Monday, March 16, 2009

industrial agribusiness rant

OK, this isn't really going to be a rant. However, I've been taking a course through our church entitled "Menu for the Future" which is very thought-provoking. We've been discussing a collection of articles and book excerpts that deal with the issues surrounding our agricultural practices, food production and distribution, ecology, sustainability, and health. I got interested in this after reading Michael Pollan's book The Omnivore's Dilemma.

Taking an in-depth tour of our food supply business is a little like taking "the red pill" in the movie The Matrix. You can take the blue pill and go on enjoying your food in blissful ignorance, or take the red pill and see what is truly going on but your food innocence is then ruined. I love all kinds of food, and it saddens me to find out that often I am enjoying it at the expense of all kinds of wrongs being done - to other human beings, to animals, to the planet, to my own health. At the same time, without our current system, would we be able to feed our growing population at all? I've heard it argued that if we only practiced organic, non-genetically modified, sustainable etc. agriculture, much of the world's population would starve. Not convinced this is true, because the counterargument is that we are using some 50-80% of the world's farmland to feed livestock, not people. Who knows what to think? Anyway...

So in today's New York Times I saw this article pointing out the practice of routine antibiotic administration to animals - and the results of that. He points out that 70% of all antibiotics in the US go to healthy livestock.

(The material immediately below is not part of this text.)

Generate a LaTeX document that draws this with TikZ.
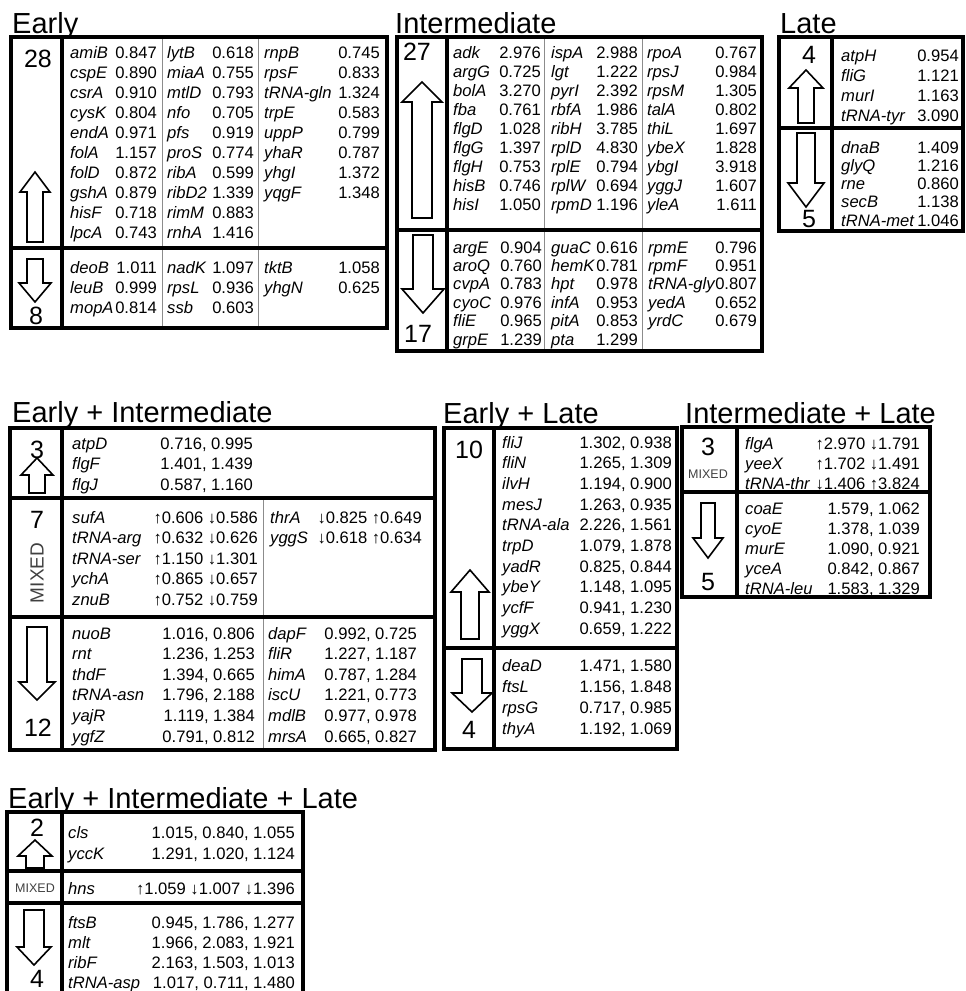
\documentclass[tikz,border=0pt]{standalone}
\usepackage{fontspec}
\setmainfont{Liberation Sans}
\newcommand{\ttlfont}{\fontsize{29}{31}\selectfont}
\newcommand{\cntfont}{\fontsize{25}{27}\selectfont}
\newcommand{\rowfont}{\fontsize{16.6}{19}\selectfont}
% block arrow: centre x, tip y, neck y, tail y, head half width, shaft half width
\newcommand{\blockarrow}[6]{%
  \draw[arrow outline] (#1,#2) -- ({#1+#5},#3) -- ({#1+#6},#3) -- ({#1+#6},#4)
    -- ({#1-#6},#4) -- ({#1-#6},#3) -- ({#1-#5},#3) -- cycle;}
% one column of gene/value rows: prefix, gene x, value x, first baseline, pitch, list
\newcommand{\genecol}[6]{%
  \foreach \g/\v [count=\i] in {#6} {
    \node[gene] (#1g\i) at (#2,{#4+(\i-1)*#5}) {\g};
    \node[val] (#1v\i) at (#3,{#4+(\i-1)*#5}) {\v};
  }}
\usetikzlibrary{calc}

\begin{document}
\begin{tikzpicture}[x=1pt, y=-1pt,
    panel/.style={line width=3.6pt},
    thin rule/.style={line width=0.9pt, black!45},
    arrow outline/.style={line width=1.6pt, fill=white, line join=miter},
    heading/.style={anchor=base west, inner sep=0, font=\ttlfont},
    tally/.style={inner sep=0, font=\cntfont},
    gene/.style={anchor=base west, inner sep=0, font=\rowfont\itshape},
    val/.style={anchor=base east, inner sep=0, font=\rowfont},
    mixed tag/.style={inner sep=0, text=black!75}
  ]
  \useasboundingbox (0,0) rectangle (966,991);

  % ---- Early
  \node[heading] (t-e) at (12,33) {Early};
  \draw[thin rule] (162,37) -- (162,328) (258,37) -- (258,328);
  \draw[panel] (11,37) rectangle (387,328);
  \draw[panel] (62,37) -- (62,328) (11,248) -- (387,248);
  \blockarrow{35}{172}{192}{242}{15}{8}
  \blockarrow{35}{302}{283}{259}{16}{8}
  \node[tally] (n-e-up) at (38,59) {28};
  \node[tally] (n-e-dn) at (36,316) {8};
  \genecol{eu1}{70}{157}{58}{20}{amiB/0.847, cspE/0.890, csrA/0.910, cysK/0.804, endA/0.971, folA/1.157, folD/0.872, gshA/0.879, hisF/0.718, lpcA/0.743}
  \genecol{eu2}{167}{254}{58}{20}{lytB/0.618, miaA/0.755, mtlD/0.793, nfo/0.705, pfs/0.919, proS/0.774, ribA/0.599, ribD2/1.339, rimM/0.883, rnhA/1.416}
  \genecol{eu3}{264}{380}{58}{20}{rnpB/0.745, rpsF/0.833, tRNA-gln/1.324, trpE/0.583, uppP/0.799, yhaR/0.787, yhgI/1.372, yqgF/1.348}
  \genecol{ed1}{70}{157}{273}{20}{deoB/1.011, leuB/0.999, mopA/0.814}
  \genecol{ed2}{167}{254}{273}{20}{nadK/1.097, rpsL/0.936, ssb/0.603}
  \genecol{ed3}{264}{380}{273}{20}{tktB/1.058, yhgN/0.625}

  % ---- Intermediate
  \node[heading] (t-i) at (395,33) {Intermediate};
  \draw[thin rule] (544,37) -- (544,351) (642,37) -- (642,351);
  \draw[panel] (397,37) rectangle (762,351);
  \draw[panel] (447,37) -- (447,351) (397,230) -- (762,230);
  \blockarrow{422}{82}{102}{218}{20}{10}
  \blockarrow{423}{313}{289}{235}{21}{10}
  \node[tally] (n-i-up) at (417,52) {27};
  \node[tally] (n-i-dn) at (418,334) {17};
  \genecol{iu1}{453}{541}{58}{19.05}{adk/2.976, argG/0.725, bolA/3.270, fba/0.761, flgD/1.028, flgG/1.397, flgH/0.753, hisB/0.746, hisI/1.050}
  \genecol{iu2}{551}{638}{58}{19.05}{ispA/2.988, lgt/1.222, pyrI/2.392, rbfA/1.986, ribH/3.785, rplD/4.830, rplE/0.794, rplW/0.694, rpmD/1.196}
  \genecol{iu3}{647}{757}{58}{19.05}{rpoA/0.767, rpsJ/0.984, rpsM/1.305, talA/0.802, thiL/1.697, ybeX/1.828, ybgI/3.918, yggJ/1.607, yleA/1.611}
  \genecol{id1}{453}{542}{253}{18.4}{argE/0.904, aroQ/0.760, cvpA/0.783, cyoC/0.976, fliE/0.965, grpE/1.239}
  \genecol{id2}{551}{638}{253}{18.4}{guaC/0.616, hemK/0.781, hpt/0.978, infA/0.953, pitA/0.853, pta/1.299}
  \genecol{id3}{648}{757}{253}{18.4}{rpmE/0.796, rpmF/0.951, tRNA-gly/0.807, yedA/0.652, yrdC/0.679}

  % ---- Late
  \node[heading] (t-l) at (780,33) {Late};
  \draw[panel] (779,37) rectangle (963,231);
  \draw[panel] (832,37) -- (832,231) (779,128) -- (963,128);
  \blockarrow{806}{70}{88}{123}{17}{8}
  \blockarrow{806}{207}{183}{133}{18}{9}
  \node[tally] (n-l-up) at (809,55) {4};
  \node[tally] (n-l-dn) at (809,219) {5};
  \genecol{lu}{841}{959}{61}{20}{atpH/0.954, fliG/1.121, murI/1.163, tRNA-tyr/3.090}
  \genecol{ld}{841}{959}{153}{18.25}{dnaB/1.409, glyQ/1.216, rne/0.860, secB/1.138, tRNA-met/1.046}

  % ---- Early + Intermediate
  \node[heading] (t-ei) at (12,422) {Early + Intermediate};
  \draw[thin rule] (263,498) -- (263,750);
  \draw[panel] (10,428) rectangle (435,750);
  \draw[panel] (62,428) -- (62,750) (10,498) -- (435,498) (10,617) -- (435,617);
  \blockarrow{37}{458}{475}{493}{16}{8}
  \blockarrow{37}{700}{682}{627}{18}{10}
  \node[tally] (n-ei-up) at (37,450) {3};
  \node[tally] (n-ei-mx) at (37,520) {7};
  \node[mixed tag, rotate=90, font=\fontsize{19}{20}\selectfont] (m-ei) at (37,573) {MIXED};
  \node[tally] (n-ei-dn) at (38,728) {12};
  \genecol{eiu}{72}{253}{449}{20.5}{atpD/{0.716, 0.995}, flgF/{1.401, 1.439}, flgJ/{0.587, 1.160}}
  \genecol{eim1}{72}{258}{523}{20.5}{sufA/↑0.606 ↓0.586, tRNA-arg/↑0.632 ↓0.626, tRNA-ser/↑1.150 ↓1.301, ychA/↑0.865 ↓0.657, znuB/↑0.752 ↓0.759}
  \genecol{eim2}{270}{422}{523}{20.5}{thrA/↓0.825 ↑0.649, yggS/↓0.618 ↑0.634}
  \genecol{eid1}{72}{255}{639}{20.6}{nuoB/{1.016, 0.806}, rnt/{1.236, 1.253}, thdF/{1.394, 0.665}, tRNA-asn/{1.796, 2.188}, yajR/{1.119, 1.384}, ygfZ/{0.791, 0.812}}
  \genecol{eid2}{268}{417}{639}{20.6}{dapF/{0.992, 0.725}, fliR/{1.227, 1.187}, himA/{0.787, 1.284}, iscU/{1.221, 0.773}, mdlB/{0.977, 0.978}, mrsA/{0.665, 0.827}}

  % ---- Early + Late
  \node[heading] (t-el) at (443,423) {Early + Late};
  \draw[panel] (444,428) rectangle (677,749);
  \draw[panel] (494,428) -- (494,749) (444,648) -- (677,648);
  \blockarrow{470}{570}{592}{639}{19}{9}
  \blockarrow{472}{712}{693}{659}{20}{10}
  \node[tally] (n-el-up) at (469,450) {10};
  \node[tally] (n-el-dn) at (469,730) {4};
  \genecol{elu}{502}{672}{448}{20.67}{fliJ/{1.302, 0.938}, fliN/{1.265, 1.309}, ilvH/{1.194, 0.900}, mesJ/{1.263, 0.935}, tRNA-ala/{2.226, 1.561}, trpD/{1.079, 1.878}, yadR/{0.825, 0.844}, ybeY/{1.148, 1.095}, ycfF/{0.941, 1.230}, yggX/{0.659, 1.222}}
  \genecol{eld}{502}{672}{671}{21}{deaD/{1.471, 1.580}, ftsL/{1.156, 1.848}, rpsG/{0.717, 0.985}, thyA/{1.192, 1.069}}

  % ---- Intermediate + Late
  \node[heading] (t-il) at (685,423) {Intermediate + Late};
  \draw[panel] (682,427) rectangle (930,597);
  \draw[panel] (737,427) -- (737,597) (682,492) -- (930,492);
  \blockarrow{708}{558}{538}{503}{15}{7}
  \node[tally] (n-il-mx) at (708,447) {3};
  \node[mixed tag, font=\fontsize{12.5}{14}\selectfont] (m-il) at (708,474) {MIXED};
  \node[tally] (n-il-dn) at (708,582) {5};
  \genecol{ilm}{745}{920}{449}{20}{flgA/↑2.970 ↓1.791, yeeX/↑1.702 ↓1.491, tRNA-thr/↓1.406 ↑3.824}
  \genecol{ild}{745}{920}{514}{20}{coaE/{1.579, 1.062}, cyoE/{1.378, 1.039}, murE/{1.090, 0.921}, yceA/{0.842, 0.867}, tRNA-leu/{1.583, 1.329}}

  % ---- Early + Intermediate + Late (cut by the lower edge)
  \node[heading] (t-eil) at (8,808) {Early + Intermediate + Late};
  \draw[panel] (7,812) rectangle (303,996);
  \draw[panel] (62,812) -- (62,996) (7,871) -- (303,871) (7,903) -- (303,903);
  \blockarrow{35}{840}{856}{868}{17}{9}
  \blockarrow{34}{965}{947}{910}{17}{10}
  \node[tally] (n-eil-up) at (37,828) {2};
  \node[mixed tag, font=\fontsize{12.5}{14}\selectfont] (m-eil) at (35,888) {MIXED};
  \node[tally] (n-eil-dn) at (37,979) {4};
  \genecol{eilu}{68}{295}{838}{21}{cls/{1.015, 0.840, 1.055}, yccK/{1.291, 1.020, 1.124}}
  \genecol{eilm}{68}{295}{894}{20}{hns/↑1.059 ↓1.007 ↓1.396}
  \genecol{eild}{68}{295}{928}{20}{ftsB/{0.945, 1.786, 1.277}, mlt/{1.966, 2.083, 1.921}, ribF/{2.163, 1.503, 1.013}, tRNA-asp/{1.017, 0.711, 1.480}}
\end{tikzpicture}
\end{document}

"Yet the central problem here isn’t pigs, it’s humans. Unlike Europe and even South Korea, the United States still bows to agribusiness interests by permitting the nontherapeutic use of antibiotics in animal feed. That’s unconscionable.

The peer-reviewed Medical Clinics of North America concluded last year that antibiotics in livestock feed were “a major component” in the rise in antibiotic resistance. The article said that more antibiotics were fed to animals in North Carolina alone than were administered to the nation’s entire human population."


The article goes on to describe the rise of MRSA, not only in our hospitals but now in our food supply. Sheesh. I know the issues are complex here - and this is just one issue among many - but I hope that articles like this will continue to raise awareness and public support to press our leaders to make some positive changes. I have hope that Obama's administration will be more open to changes like this, but the business interests at stake are large and powerful. We'll see.

And now let's go off to eat some healthy fruits, grains, and vegetables! (The above article kinda makes you lose your appetite for pork, doesn't it?)